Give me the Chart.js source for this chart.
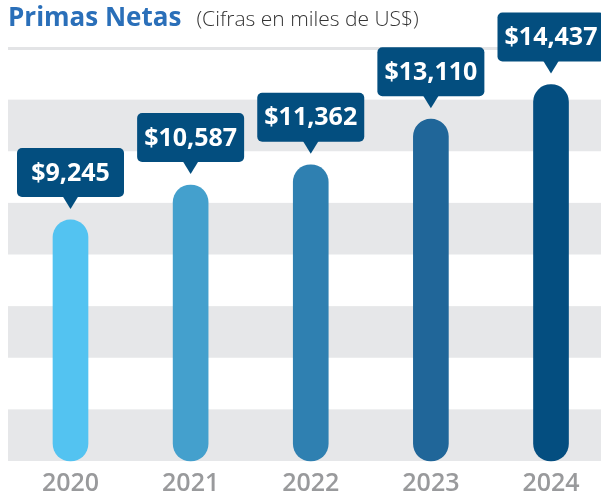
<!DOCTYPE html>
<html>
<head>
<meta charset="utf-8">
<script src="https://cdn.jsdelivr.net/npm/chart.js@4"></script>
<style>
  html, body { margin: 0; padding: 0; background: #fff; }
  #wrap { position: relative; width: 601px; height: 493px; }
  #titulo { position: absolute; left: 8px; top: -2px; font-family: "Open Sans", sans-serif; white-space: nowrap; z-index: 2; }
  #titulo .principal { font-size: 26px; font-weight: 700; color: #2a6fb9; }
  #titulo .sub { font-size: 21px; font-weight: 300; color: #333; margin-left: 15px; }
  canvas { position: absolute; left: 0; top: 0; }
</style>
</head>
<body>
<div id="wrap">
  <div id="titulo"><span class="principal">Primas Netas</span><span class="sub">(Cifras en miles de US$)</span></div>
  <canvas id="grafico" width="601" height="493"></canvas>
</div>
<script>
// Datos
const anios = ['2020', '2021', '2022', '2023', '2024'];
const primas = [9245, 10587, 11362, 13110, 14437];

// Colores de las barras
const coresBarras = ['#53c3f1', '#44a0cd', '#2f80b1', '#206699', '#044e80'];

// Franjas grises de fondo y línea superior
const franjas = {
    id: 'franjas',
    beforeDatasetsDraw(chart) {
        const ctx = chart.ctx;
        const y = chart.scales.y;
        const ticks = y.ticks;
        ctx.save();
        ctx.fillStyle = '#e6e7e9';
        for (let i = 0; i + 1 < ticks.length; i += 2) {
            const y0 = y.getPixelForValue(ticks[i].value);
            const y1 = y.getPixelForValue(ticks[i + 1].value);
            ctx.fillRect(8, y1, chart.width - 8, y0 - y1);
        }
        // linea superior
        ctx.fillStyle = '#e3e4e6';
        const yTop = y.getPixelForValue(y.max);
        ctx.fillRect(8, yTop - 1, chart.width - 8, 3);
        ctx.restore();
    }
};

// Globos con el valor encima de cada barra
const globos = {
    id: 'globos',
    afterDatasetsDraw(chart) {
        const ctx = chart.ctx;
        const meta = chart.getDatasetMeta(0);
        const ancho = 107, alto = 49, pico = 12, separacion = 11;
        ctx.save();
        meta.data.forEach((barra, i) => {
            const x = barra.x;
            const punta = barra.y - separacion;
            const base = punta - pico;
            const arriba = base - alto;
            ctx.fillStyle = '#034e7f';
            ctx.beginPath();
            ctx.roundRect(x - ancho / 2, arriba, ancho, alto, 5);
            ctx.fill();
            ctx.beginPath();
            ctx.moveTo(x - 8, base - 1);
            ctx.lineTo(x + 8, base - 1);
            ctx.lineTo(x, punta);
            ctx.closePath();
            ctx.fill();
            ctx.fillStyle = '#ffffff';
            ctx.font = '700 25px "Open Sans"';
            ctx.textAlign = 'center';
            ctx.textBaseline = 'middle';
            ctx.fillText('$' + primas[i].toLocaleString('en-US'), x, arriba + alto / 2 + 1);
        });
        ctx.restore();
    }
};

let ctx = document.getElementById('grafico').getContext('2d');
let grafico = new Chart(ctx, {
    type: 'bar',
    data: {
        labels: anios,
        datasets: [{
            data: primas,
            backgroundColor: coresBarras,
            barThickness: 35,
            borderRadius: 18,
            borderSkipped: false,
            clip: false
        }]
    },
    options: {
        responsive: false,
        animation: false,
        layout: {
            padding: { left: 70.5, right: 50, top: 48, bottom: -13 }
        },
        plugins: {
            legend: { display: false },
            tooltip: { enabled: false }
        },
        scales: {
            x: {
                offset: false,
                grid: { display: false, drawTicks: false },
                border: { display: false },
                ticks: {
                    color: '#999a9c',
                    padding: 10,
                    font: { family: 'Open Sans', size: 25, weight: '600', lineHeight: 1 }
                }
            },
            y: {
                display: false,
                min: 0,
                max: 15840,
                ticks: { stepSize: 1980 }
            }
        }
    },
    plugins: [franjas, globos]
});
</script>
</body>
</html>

--*--

## [What is expected]
The data above needs to be retyped exactly, with the images left out.

## [Answer below]
Give me the Chart.js source for this chart.
<!DOCTYPE html>
<html>
<head>
<meta charset="utf-8">
<script src="https://cdn.jsdelivr.net/npm/chart.js@4"></script>
<style>
  html, body { margin: 0; padding: 0; background: #fff; }
  #wrap { position: relative; width: 601px; height: 493px; }
  #titulo { position: absolute; left: 8px; top: -2px; font-family: "Open Sans", sans-serif; white-space: nowrap; z-index: 2; }
  #titulo .principal { font-size: 26px; font-weight: 700; color: #2a6fb9; }
  #titulo .sub { font-size: 21px; font-weight: 300; color: #333; margin-left: 15px; }
  canvas { position: absolute; left: 0; top: 0; }
</style>
</head>
<body>
<div id="wrap">
  <div id="titulo"><span class="principal">Primas Netas</span><span class="sub">(Cifras en miles de US$)</span></div>
  <canvas id="grafico" width="601" height="493"></canvas>
</div>
<script>
// Datos
const anios = ['2020', '2021', '2022', '2023', '2024'];
const primas = [9245, 10587, 11362, 13110, 14437];

// Colores de las barras
const coresBarras = ['#53c3f1', '#44a0cd', '#2f80b1', '#206699', '#044e80'];

// Franjas grises de fondo y línea superior
const franjas = {
    id: 'franjas',
    beforeDatasetsDraw(chart) {
        const ctx = chart.ctx;
        const y = chart.scales.y;
        const ticks = y.ticks;
        ctx.save();
        ctx.fillStyle = '#e6e7e9';
        for (let i = 0; i + 1 < ticks.length; i += 2) {
            const y0 = y.getPixelForValue(ticks[i].value);
            const y1 = y.getPixelForValue(ticks[i + 1].value);
            ctx.fillRect(8, y1, chart.width - 8, y0 - y1);
        }
        // linea superior
        ctx.fillStyle = '#e3e4e6';
        const yTop = y.getPixelForValue(y.max);
        ctx.fillRect(8, yTop - 1, chart.width - 8, 3);
        ctx.restore();
    }
};

// Globos con el valor encima de cada barra
const globos = {
    id: 'globos',
    afterDatasetsDraw(chart) {
        const ctx = chart.ctx;
        const meta = chart.getDatasetMeta(0);
        const ancho = 107, alto = 49, pico = 12, separacion = 11;
        ctx.save();
        meta.data.forEach((barra, i) => {
            const x = barra.x;
            const punta = barra.y - separacion;
            const base = punta - pico;
            const arriba = base - alto;
            ctx.fillStyle = '#034e7f';
            ctx.beginPath();
            ctx.roundRect(x - ancho / 2, arriba, ancho, alto, 5);
            ctx.fill();
            ctx.beginPath();
            ctx.moveTo(x - 8, base - 1);
            ctx.lineTo(x + 8, base - 1);
            ctx.lineTo(x, punta);
            ctx.closePath();
            ctx.fill();
            ctx.fillStyle = '#ffffff';
            ctx.font = '700 25px "Open Sans"';
            ctx.textAlign = 'center';
            ctx.textBaseline = 'middle';
            ctx.fillText('$' + primas[i].toLocaleString('en-US'), x, arriba + alto / 2 + 1);
        });
        ctx.restore();
    }
};

let ctx = document.getElementById('grafico').getContext('2d');
let grafico = new Chart(ctx, {
    type: 'bar',
    data: {
        labels: anios,
        datasets: [{
            data: primas,
            backgroundColor: coresBarras,
            barThickness: 35,
            borderRadius: 18,
            borderSkipped: false,
            clip: false
        }]
    },
    options: {
        responsive: false,
        animation: false,
        layout: {
            padding: { left: 70.5, right: 50, top: 48, bottom: -13 }
        },
        plugins: {
            legend: { display: false },
            tooltip: { enabled: false }
        },
        scales: {
            x: {
                offset: false,
                grid: { display: false, drawTicks: false },
                border: { display: false },
                ticks: {
                    color: '#999a9c',
                    padding: 10,
                    font: { family: 'Open Sans', size: 25, weight: '600', lineHeight: 1 }
                }
            },
            y: {
                display: false,
                min: 0,
                max: 15840,
                ticks: { stepSize: 1980 }
            }
        }
    },
    plugins: [franjas, globos]
});
</script>
</body>
</html>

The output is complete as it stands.